The Bharatiya Janata Party (BJP) on February 27 helmed a pre-poll alliance with the Ram Vilas Paswan-led Lok Janashakti Party (LJP) in Bihar. This signalled Paswan`s return to the NDA fold, 12 years after he quit the alliance after the 2002 Gujarat riots. As a result of this seat-sharing deal, the LJP will fight seven out of the 40 Lok Sabha seats in Bihar. BJP has given three seats to Upendra Kushwaha-led Rashtriya Lok Samata Party and plans to contest the rest 30 seats on its own. In the 2009 elections, the BJP had won 12 of the 15 seats it contested on; while its erstwhile ally Janata Dal (United) had bagged 20 off the 25 seats it fought. After the latter`s exit from the NDA, the BJP has turned to Paswan to help power Narendra Modi`s bid for the prime ministerial post by gaining a lion’s share in Bihar.
Since his 2002 divorce from the NDA, Ram Vilas Paswan`s stock has witnessed a steady decline. The downslide began right after the breakup. In the Bihar Assembly polls of 2005, the LJP secured 10 seats and 11-odd-percent votes. But it slid to a meagre three seats and 6.75% of all votes polled in the 2010 elections.
The last General Election was perhaps Paswan`s nadir. His party struggled to register even a single win in the state in 2009 with even Paswan failing in his bid to retain for the eighth time his stronghold - the Hajipur Lok Sabha constituency. His party, however, managed to win approximately six percent votes. His nervous grin at the announcement of alliance showed his desperation to stable his party’s rocking boat by latching onto the Modi bandwagon. His repeated mentions of his son Chirag Paswan and the constant attempts to let ‘Paswan junior’ face the press in the run-up to the poll tie-up also showed that Ram Vilas is looking to ease his scion into the rigours of national politics. But passing a burnt baton seems far from an ideal perspective.

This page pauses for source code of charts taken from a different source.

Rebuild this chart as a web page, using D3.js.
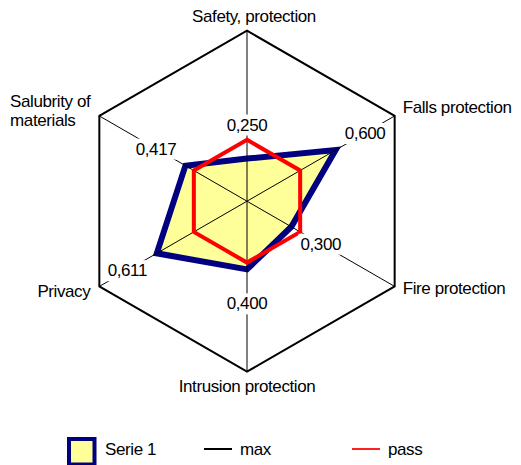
<!DOCTYPE html>
<html>
<head>
<meta charset="utf-8">
<script src="https://cdn.jsdelivr.net/npm/d3@7"></script>
<style>
	body { margin: 0; background: #fff; }
	text { font-family: "Liberation Sans", Arial, sans-serif; font-size: 17px; letter-spacing: -0.4px; fill: #000; }
</style>
</head>
<body>
<svg id="chart" width="521" height="465"></svg>
<script>

// Data

var axes = ["Safety, protection", "Falls protection", "Fire protection", "Intrusion protection", "Privacy", "Salubrity of\nmaterials"];
var serie1 = [0.250, 0.600, 0.300, 0.400, 0.611, 0.417];
var maxValues = [1, 1, 1, 1, 1, 1];
var passValues = [0.36, 0.36, 0.36, 0.36, 0.36, 0.36];
var legendNames = ["Serie 1", "max", "pass"];

// Layout

var svg = d3.select("#chart");
var cx = 247, cy = 201.2;

var r = d3.scaleLinear().domain([0, 1]).range([0, 170.5]);
var angle = d3.scaleLinear().domain([0, axes.length]).range([0, 2 * Math.PI]);

var fmt = d3.formatLocale({decimal: ",", thousands: ".", grouping: [3], currency: ["", ""]}).format(".3f");

var point = function (i, v) {
	var a = angle(i);
	return [cx + r(v) * Math.sin(a), cy - r(v) * Math.cos(a)];
};

var radar = d3.lineRadial()
	.angle(function (d, i) { return angle(i); })
	.radius(function (d) { return r(d); })
	.curve(d3.curveLinearClosed);

var g = svg.append("g").attr("transform", "translate(" + cx + "," + cy + ")");

// Serie 1 area
g.append("path")
	.attr("d", radar(serie1))
	.style("fill", "#ffff99")
	.style("stroke", "#000080")
	.style("stroke-width", 6)
	.style("stroke-linejoin", "miter");

// Spokes
g.selectAll("line.spoke")
	.data(axes)
	.enter().append("line")
	.attr("class", "spoke")
	.attr("x1", 0).attr("y1", 0)
	.attr("x2", function (d, i) { return r(1) * Math.sin(angle(i)); })
	.attr("y2", function (d, i) { return -r(1) * Math.cos(angle(i)); })
	.style("stroke", "#000")
	.style("stroke-width", 1);

// max
g.append("path")
	.attr("d", radar(maxValues))
	.style("fill", "none")
	.style("stroke", "#000")
	.style("stroke-width", 2);

// pass
g.append("path")
	.attr("d", radar(passValues))
	.style("fill", "none")
	.style("stroke", "#ff0000")
	.style("stroke-width", 4);

// Data labels with white background

var labels = svg.selectAll("g.dlabel")
	.data(serie1)
	.enter().append("g")
	.attr("class", "dlabel");

labels.append("text")
	.attr("x", function (d, i) { return cx + (r(d) + 34) * Math.sin(angle(i)); })
	.attr("y", function (d, i) { return cy - (r(d) + 34) * Math.cos(angle(i)); })
	.attr("dy", "0.35em")
	.attr("text-anchor", "middle")
	.text(function (d) { return fmt(d); });

labels.each(function () {
	var grp = d3.select(this);
	var b = grp.select("text").node().getBBox();
	grp.insert("rect", "text")
		.attr("x", b.x - 2)
		.attr("y", b.y - 1)
		.attr("width", b.width + 4)
		.attr("height", b.height + 2)
		.style("fill", "#fff");
});

// Axis labels

var axisLabels = svg.selectAll("text.axis")
	.data(axes)
	.enter().append("text")
	.attr("class", "axis");

axisLabels.each(function (d, i) {
	var t = d3.select(this);
	var p = point(i, 1);
	var lines = d.split("\n");
	lines.forEach(function (line, k) {
		t.append("tspan").attr("dy", k == 0 ? 0 : 19).text(line);
	});
	var sx = Math.sin(angle(i)), sy = -Math.cos(angle(i));
	var x, y, anchor = "start";
	if (Math.abs(sx) < 0.01) {
		anchor = "middle";
		x = p[0] + (sy < 0 ? 7 : 0);
		y = sy < 0 ? p[1] - 9 : p[1] + 20;
	} else if (sx > 0) {
		x = p[0] + 8;
		y = sy < 0 ? p[1] - 3 : p[1] + 7.5;
	} else {
		anchor = "end";
		x = p[0] - 9;
		y = sy < 0 ? p[1] - 9 : p[1] + 10.5;
	}
	t.attr("text-anchor", anchor).attr("y", y);
	if (lines.length > 1) {
		// left aligned block that ends next to the vertex
		var w = d3.max(t.selectAll("tspan").nodes(), function (n) { return n.getComputedTextLength(); });
		t.attr("text-anchor", "start");
		t.selectAll("tspan").attr("x", x - w);
	} else {
		t.selectAll("tspan").attr("x", x);
	}
});

// Legend

var legendX = [69, 204, 352];
var legendY = 449;

var legend = svg.selectAll("g.legend")
	.data(legendNames)
	.enter().append("g")
	.attr("class", "legend")
	.attr("transform", function (d, i) { return "translate(" + legendX[i] + "," + legendY + ")"; });

legend.filter(function (d, i) { return i == 0; })
	.append("rect")
	.attr("x", 0).attr("y", -10)
	.attr("width", 25.5).attr("height", 25.5)
	.style("fill", "#ffff99")
	.style("stroke", "#000080")
	.style("stroke-width", 4);

legend.filter(function (d, i) { return i > 0; })
	.append("line")
	.attr("x1", 0).attr("x2", 28)
	.attr("y1", 0).attr("y2", 0)
	.style("stroke", function (d, i) { return i == 0 ? "#000" : "#ff2020"; })
	.style("stroke-width", 2);

legend.append("text")
	.attr("x", 36)
	.attr("y", 6)
	.text(function (d) { return d; });

</script>
</body>
</html>
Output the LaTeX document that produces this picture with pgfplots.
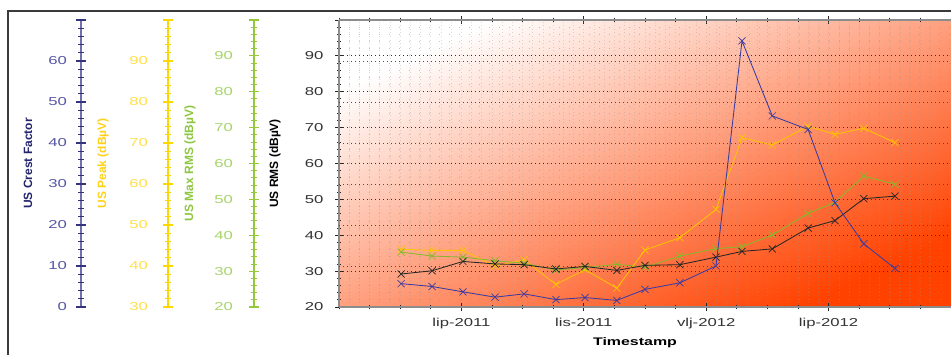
\documentclass[border=0pt]{standalone}
\usepackage{pgfplots}
\pgfplotsset{compat=1.18}
\usepackage{fontspec}
\setmainfont{Liberation Sans}
\newfontfamily\widefont[FakeStretch=1.45]{Liberation Sans}
\definecolor{frame}{HTML}{3A3A3A}
\definecolor{crestaxis}{HTML}{7070B0}
\definecolor{cresttick}{HTML}{34347E}
\definecolor{crestlab}{HTML}{5656A6}
\definecolor{cresttitle}{HTML}{25256E}
\definecolor{peakaxis}{HTML}{FFD700}
\definecolor{peaklab}{HTML}{FFE04A}
\definecolor{peaktitle}{HTML}{FFD21A}
\definecolor{maxaxis}{HTML}{96C83C}
\definecolor{maxlab}{HTML}{A6D46A}
\definecolor{maxtitle}{HTML}{8DC63F}
\definecolor{rmsaxis}{HTML}{8C8C8C}
\definecolor{rmslab}{HTML}{333333}
\definecolor{serblue}{HTML}{3B3BA0}
\definecolor{seryellow}{HTML}{FFC300}
\definecolor{sergreen}{HTML}{86B82E}
\definecolor{serblack}{HTML}{262626}
\definecolor{bgstart}{HTML}{FFFFFF}
\definecolor{bgmid}{HTML}{FB9472}
\definecolor{bgend}{HTML}{FF4200}

\pgfplotstableread{
x crest peak maxrms rms
-1.97 5.7 44.1 35.3 29.2
-0.96 5.0 43.8 34.2 30.1
0.05 3.7 43.8 33.9 32.7
1.10 2.4 40.0 32.9 32.0
2.05 3.2 41.5 32.2 31.8
3.09 1.8 35.5 30.3 30.6
4.04 2.3 39.1 31.0 31.3
5.08 1.6 34.6 31.9 30.2
6.00 4.3 43.9 31.1 31.6
7.14 5.9 46.9 34.2 31.8
8.32 10.0 53.8 36.3 33.9
9.17 64.9 71.3 36.8 35.5
10.16 46.6 69.5 40.1 36.2
11.33 43.3 74.1 46.1 42.0
12.21 25.4 72.1 49.2 44.1
13.15 15.4 73.6 56.5 50.2
14.17 9.4 70.1 54.2 50.9
}\datatable

\pgfplotsset{
  sidebase/.style={
    scale only axis, height=287pt, anchor=south west,
    xmin=0, xmax=1, axis line style={draw=none},
    major tick length=0pt, minor tick length=0pt, clip=false,
    /pgf/number format/assume math mode=true,
    yticklabel style={font=\widefont\fontsize{11.5}{13}\selectfont},
    every axis y label/.style={rotate=90, anchor=center, font=\bfseries\fontsize{12}{14}\selectfont},
  },
  sideline/.style={sidebase, width=10pt, xtick={0.5}, xticklabels={}, ytick=\empty,
    xmajorgrids, major grid style={#1, line width=1.7pt}},
  sidemaj/.style={sidebase, width=10pt, xtick=\empty, ymajorgrids,
    major grid style={#1, line width=1.1pt}},
  sidemin/.style={sidebase, width=6pt, xtick=\empty, yticklabels={}, ymajorgrids,
    major grid style={#1, line width=0.9pt}},
  dataaxis/.style={
    scale only axis, width=612pt, height=287pt, anchor=south west,
    at={(339pt,47pt)}, xmin=-4, xmax=16, hide axis, clip=false,
  },
  serstyle/.style={mark=x, mark size=5pt, line width=0.85pt, mark options={line width=0.7pt}},
}

\begin{document}
\begin{tikzpicture}[x=1pt,y=1pt]
\useasboundingbox (0,0) rectangle (951,354);
\draw[frame, line width=1.1pt] (8,-2) -- (8,343) -- (953,343);

% ---- US Crest Factor axis (line at x=81)
\begin{axis}[sideline=crestaxis, at={(76pt,47pt)}, ymin=0, ymax=70]
\addplot[draw=none] coordinates {(0,0)};
\end{axis}
\begin{axis}[sidemin=cresttick, at={(78pt,47pt)}, ymin=0, ymax=70,
  ytick={2,4,6,8,12,14,16,18,22,24,26,28,32,34,36,38,42,44,46,48,52,54,56,58,62,64,66,68}]
\addplot[draw=none] coordinates {(0,0)};
\end{axis}
\begin{axis}[sidemaj=cresttick, at={(76pt,47pt)}, ymin=0, ymax=70,
  ytick={0,10,...,70}, yticklabels={0,10,20,30,40,50,60,{}},
  yticklabel style={crestlab, xshift=-5.5pt},
  ylabel={US Crest Factor},
  ylabel style={at={([xshift=-48pt]axis description cs:0,0.5)}, cresttitle}]
\addplot[draw=none] coordinates {(0,0)};
\end{axis}

% ---- US Peak axis (line at x=168)
\begin{axis}[sideline=peakaxis, at={(163pt,47pt)}, ymin=30, ymax=100]
\addplot[draw=none] coordinates {(0,30)};
\end{axis}
\begin{axis}[sidemin=peakaxis, at={(165pt,47pt)}, ymin=30, ymax=100,
  ytick={32,34,36,38,42,44,46,48,52,54,56,58,62,64,66,68,72,74,76,78,82,84,86,88,92,94,96,98}]
\addplot[draw=none] coordinates {(0,30)};
\end{axis}
\begin{axis}[sidemaj=peakaxis, at={(163pt,47pt)}, ymin=30, ymax=100,
  ytick={30,40,...,100}, yticklabels={30,40,50,60,70,80,90,{}},
  yticklabel style={peaklab, xshift=-11.5pt},
  ylabel={US Peak (dBµV)},
  ylabel style={at={([xshift=-60pt]axis description cs:0,0.5)}, peaktitle}]
\addplot[draw=none] coordinates {(0,30)};
\end{axis}

% ---- US Max RMS axis (line at x=254)
\begin{axis}[sideline=maxaxis, at={(249pt,47pt)}, ymin=20, ymax=100]
\addplot[draw=none] coordinates {(0,20)};
\end{axis}
\begin{axis}[sidemin=maxaxis, at={(251pt,47pt)}, ymin=20, ymax=100,
  ytick={22,24,26,28,32,34,36,38,42,44,46,48,52,54,56,58,62,64,66,68,72,74,76,78,82,84,86,88,92,94,96,98}]
\addplot[draw=none] coordinates {(0,20)};
\end{axis}
\begin{axis}[sidemaj=maxaxis, at={(249pt,47pt)}, ymin=20, ymax=100,
  ytick={20,30,...,100}, yticklabels={20,30,40,50,60,70,80,90,{}},
  yticklabel style={maxlab, xshift=-12.5pt},
  ylabel={US Max RMS (dBµV)},
  ylabel style={at={([xshift=-59pt]axis description cs:0,0.5)}, maxtitle}]
\addplot[draw=none] coordinates {(0,20)};
\end{axis}

% ---- main axis (US RMS scale, background, grid)
\begin{axis}[scale only axis, width=612pt, height=287pt, anchor=south west,
  at={(339pt,47pt)}, xmin=-4, xmax=16, ymin=20, ymax=100,
  axis x line*=box, axis y line*=left,
  axis line style={rmsaxis, line width=1.4pt},
  tick align=center, major tick length=8pt, minor tick length=4.5pt,
  tick style={black!85, line width=0.9pt},
  xtick={0,4,8,12}, xticklabels={lip-2011,lis-2011,vlj-2012,lip-2012},
  minor xtick={-4,-3,...,16},
  ytick={20,30,...,100}, yticklabels={20,30,40,50,60,70,80,90,{}},
  minor ytick={22,24,...,98},
  /pgf/number format/assume math mode=true,
  ticklabel style={font=\widefont\fontsize{11.5}{13}\selectfont, rmslab},
  xticklabel style={yshift=-4pt},
  yticklabel style={xshift=-8pt},
  axis background/.style={top color=bgstart, middle color=bgmid, bottom color=bgend, shading angle=25},
  ymajorgrids, yminorgrids,
  major grid style={black!80, line width=0.9pt, dash pattern=on 1pt off 3pt},
  minor grid style={black!45, line width=0.8pt, dash pattern=on 1pt off 9pt, opacity=0.5},
  extra y ticks={31.43,42.86,54.29,65.71,77.14,88.57},
  extra y tick labels={},
  extra y tick style={major tick length=0pt, ymajorgrids=true,
     major grid style={black!70, line width=0.9pt, dash pattern=on 1pt off 3pt}},
  extra x ticks={-3.6667,-3.3333,...,15.8},
  extra x tick labels={},
  extra x tick style={major tick length=0pt, xmajorgrids=true,
     major grid style={black!40, line width=0.8pt, dash pattern=on 1pt off 2.6pt, opacity=0.35}},
  xlabel={Timestamp},
  every axis x label/.style={at={(axis description cs:0.5,0)}, anchor=center, yshift=-36pt, xshift=-10pt, font=\bfseries\widefont\fontsize{11}{13}\selectfont},
  ylabel={US RMS (dBµV)},
  every axis y label/.style={at={([xshift=-64pt]axis description cs:0,0.5)}, rotate=90, anchor=center, font=\bfseries\fontsize{12}{14}\selectfont, black},
]
\end{axis}

% ---- data series
\begin{axis}[dataaxis, ymin=30, ymax=100]
\addplot[serstyle, seryellow] table[x=x, y=peak] {\datatable};
\end{axis}
\begin{axis}[dataaxis, ymin=20, ymax=100]
\addplot[serstyle, sergreen] table[x=x, y=maxrms] {\datatable};
\end{axis}
\begin{axis}[dataaxis, ymin=20, ymax=100]
\addplot[serstyle, serblack] table[x=x, y=rms] {\datatable};
\end{axis}
\begin{axis}[dataaxis, ymin=0, ymax=70]
\addplot[serstyle, serblue] table[x=x, y=crest] {\datatable};
\end{axis}
\end{tikzpicture}
\end{document}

Well it’s amply clear that Paswan`s chips are indeed down in Bihar, but then why is the BJP still betting on him? That is because Paswan still potentially holds key Dalit votes in the state and LJP’s loss likely looks like JD(U)’s gain – which the BJP can ill-afford.
Early on in his political career, Paswan emerged as the champion of the backward classes—the chunk that now finds resonance in Nitish Kumar`s `maha Dalit` (extremely backward caste)-appeasement-tactic. Paswan, along with Lalu Prasad Yadav, also once held sway over the Muslim vote bank in the state. The community constitutes about15-odd-percent of the total voters.
After its breakup with JD(U), the BJP is now looking at Paswan to dent Nitish`s stronghold on both the above-mentioned demographic factions.
The BJP knows that just its dominance on the upper castes in Bihar will not be good enough to get it 20-plus-seats in the state – hence it feels a strong need to consolidate either (or ideally both) Dalit and Muslim vote-share. The alliance with LJP, when combined with party president Rajnath Singh’s recent offer to apologise for any ‘wrongdoing in the past’ (read Godhra riots/Ayodhya), shows that the BJP is going all out in its efforts to woo the minority voters.
Hajipur, Samastipur, Jamui, Munger, Khagaria and Vaishali are among seven seats that the BJP has shared with the LJP—a majority of these happen to have JD(U) as incumbents. The BJP had in 2009 not fielded candidates on these seats and this time around it hopes that the LJP can wrest a few of these away from Nitish Kumar.
The BJP is looking to further solidify its 14% vote-share of 2009 and will look to sink its teeth into JD(U)’s strong hold on the Dalit community or into Congress-RJD-combine’s sway over Muslim votes. And it is betting on the dark horse of Bihar to upset Nitish Kumar’s applecart.